▸ **Exercise brief**:
Collect from the data below each line with "chart".

▸ **Data listing**:
************

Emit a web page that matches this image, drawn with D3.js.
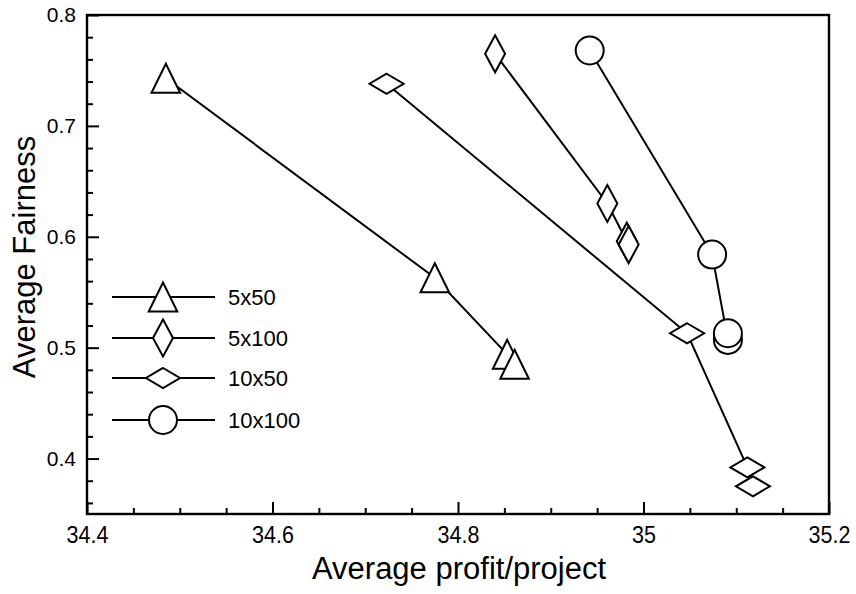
<!DOCTYPE html>
<html lang="en">
<head>
<meta charset="UTF-8">
<script src="https://d3js.org/d3.v7.min.js"></script>
<title>Average Fairness vs profit</title>
<style>
  body { margin: 0; background: #fff; }
  text { font-family: "Liberation Sans", Arial, sans-serif; fill: #000; }
</style>
</head>
<body>
<svg id="chart" width="856" height="594"></svg>
<script>
// data
const seriesNames = ["5x50", "5x100", "10x50", "10x100"];
const profit5x50 = [34.485, 34.775, 34.853, 34.861];
const fair5x50 = [0.743, 0.563, 0.494, 0.485];
const profit5x100 = [34.840, 34.961, 34.982, 34.984];
const fair5x100 = [0.765, 0.630, 0.596, 0.593];
const profit10x50 = [34.723, 35.047, 35.112, 35.118];
const fair10x50 = [0.738, 0.513, 0.392, 0.375];
const profit10x100 = [34.942, 35.074, 35.091, 35.091];
const fair10x100 = [0.768, 0.584, 0.507, 0.513];

const xTicks = [34.4, 34.6, 34.8, 35, 35.2];
const yTicks = [0.4, 0.5, 0.6, 0.7, 0.8];

const svg = d3.select("#chart");
const plotLeft = 87, plotRight = 829, plotTop = 15, plotBottom = 514;

const x = d3.scaleLinear().domain([34.4, 35.2]).range([plotLeft, plotRight]);
const y = d3.scaleLinear().domain([0.35, 0.8]).range([plotBottom, plotTop]);

// marker shapes, centred on the bounding box
const markerPath = (shape) => {
    if (shape === "triangle") {
        return "M0,-14.5L14.3,14.5L-14.3,14.5Z";
    } else if (shape === "tall") {
        return "M0,-18.5L10,0L0,18.5L-10,0Z";
    } else if (shape === "wide") {
        return "M0,-10L17,0L0,10L-17,0Z";
    }
    return d3.arc()({ innerRadius: 0, outerRadius: 14, startAngle: 0, endAngle: 2 * Math.PI });
};
const shapes = ["triangle", "tall", "wide", "circle"];
const xs = [profit5x50, profit5x100, profit10x50, profit10x100];
const ys = [fair5x50, fair5x100, fair10x50, fair10x100];

// axes - ticks point inwards
const minorX = d3.range(34.45, 35.2, 0.05).filter((v, i) => i % 4 !== 3);
const minorY = d3.range(0.36, 0.8, 0.02).filter(v => Math.abs(v * 10 - Math.round(v * 10)) > 0.01);

svg.append("g")
    .attr("transform", `translate(0,${plotBottom})`)
    .call(d3.axisBottom(x).tickValues(minorX).tickSize(-6).tickFormat(""))
    .call(g => g.select(".domain").remove());
svg.append("g")
    .attr("class", "x-axis")
    .attr("transform", `translate(0,${plotBottom})`)
    .call(d3.axisBottom(x).tickValues(xTicks).tickSize(-12).tickFormat(d3.format("")))
    .call(g => g.select(".domain").remove());

svg.append("g")
    .attr("transform", `translate(${plotLeft},0)`)
    .call(d3.axisLeft(y).tickValues(minorY).tickSize(-6).tickFormat(""))
    .call(g => g.select(".domain").remove());
svg.append("g")
    .attr("class", "y-axis")
    .attr("transform", `translate(${plotLeft},0)`)
    .call(d3.axisLeft(y).tickValues(yTicks).tickSize(-12).tickPadding(11).tickFormat(d3.format("")))
    .call(g => g.select(".domain").remove());

svg.selectAll(".tick line").attr("stroke", "#000").attr("stroke-width", 2);
svg.selectAll(".y-axis .tick text").style("font-size", "21px");
// x labels look a little taller in the original
svg.selectAll(".x-axis .tick text")
    .style("font-size", "21.5px")
    .attr("y", 0)
    .attr("dy", "0.71em")
    .attr("transform", "translate(0,12.5) scale(1,1.1)");

// frame
svg.append("rect")
    .attr("x", plotLeft).attr("y", plotTop)
    .attr("width", plotRight - plotLeft).attr("height", plotBottom - plotTop)
    .attr("fill", "none").attr("stroke", "#000").attr("stroke-width", 2.4);

// lines then markers
const line = d3.line().x(d => x(d[0])).y(d => y(d[1]));
for (let s = 0; s < seriesNames.length; s++) {
    const pts = xs[s].map((v, i) => [v, ys[s][i]]);
    svg.append("path")
        .datum(pts)
        .attr("d", line)
        .attr("fill", "none")
        .attr("stroke", "#000")
        .attr("stroke-width", 2);
    svg.selectAll(null)
        .data(pts)
        .enter()
        .append("path")
        .attr("d", markerPath(shapes[s]))
        .attr("transform", d => `translate(${x(d[0])},${y(d[1])})`)
        .attr("fill", "#fff")
        .attr("stroke", "#000")
        .attr("stroke-width", 2);
}

// legend
const legendY = [297, 338, 378, 420];
seriesNames.forEach((name, i) => {
    const g = svg.append("g").attr("transform", `translate(0,${legendY[i]})`);
    g.append("line")
        .attr("x1", 112).attr("x2", 215)
        .attr("stroke", "#000").attr("stroke-width", 2);
    g.append("path")
        .attr("d", markerPath(shapes[i]))
        .attr("transform", "translate(163,0)")
        .attr("fill", "#fff").attr("stroke", "#000").attr("stroke-width", 2);
    g.append("text")
        .attr("x", 228).attr("dy", "0.36em")
        .style("font-size", "22px")
        .text(name);
});

// axis titles
svg.append("text")
    .attr("x", (plotLeft + plotRight) / 2 + 1)
    .attr("y", 579)
    .attr("text-anchor", "middle")
    .style("font-size", "31px")
    .text("Average profit/project");

svg.append("text")
    .attr("transform", "translate(35,257) rotate(-90)")
    .attr("text-anchor", "middle")
    .style("font-size", "31px")
    .text("Average Fairness");
</script>
</body>
</html>
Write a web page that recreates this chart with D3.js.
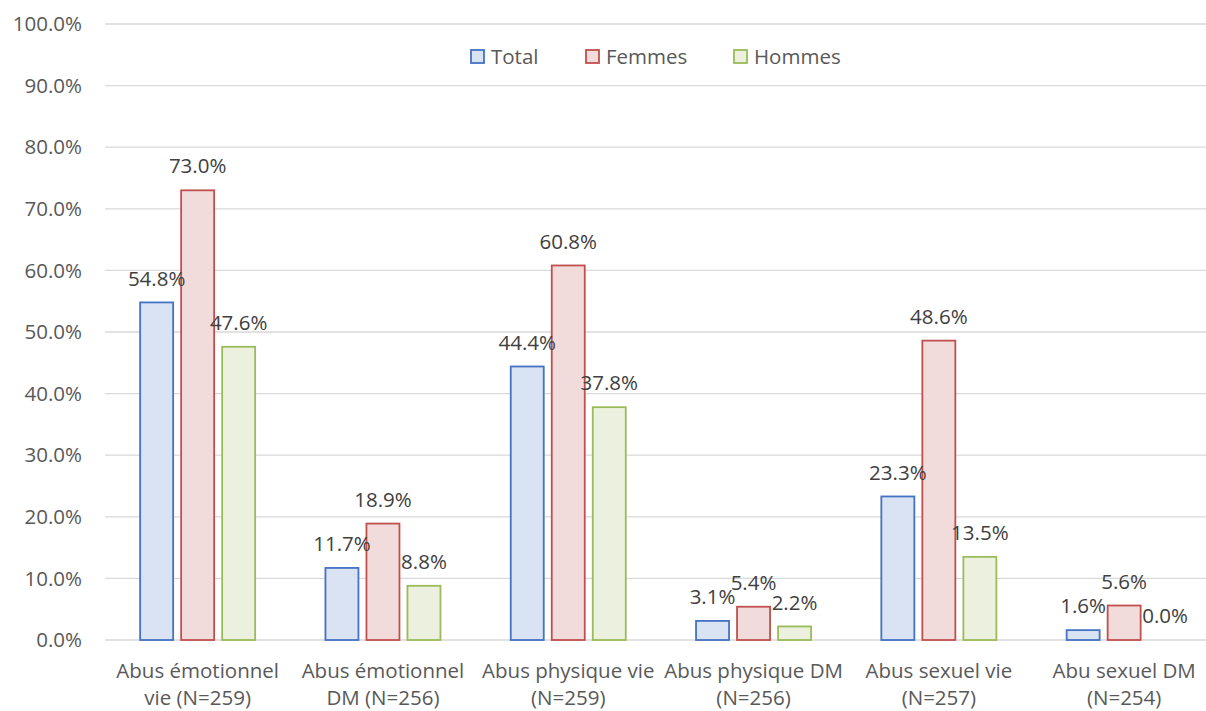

************

▸ **Exercise response**:
<svg id="chart" width="856" height="594"></svg>
const svg = d3.select("#chart");
Write a web page that recreates this chart with D3.js.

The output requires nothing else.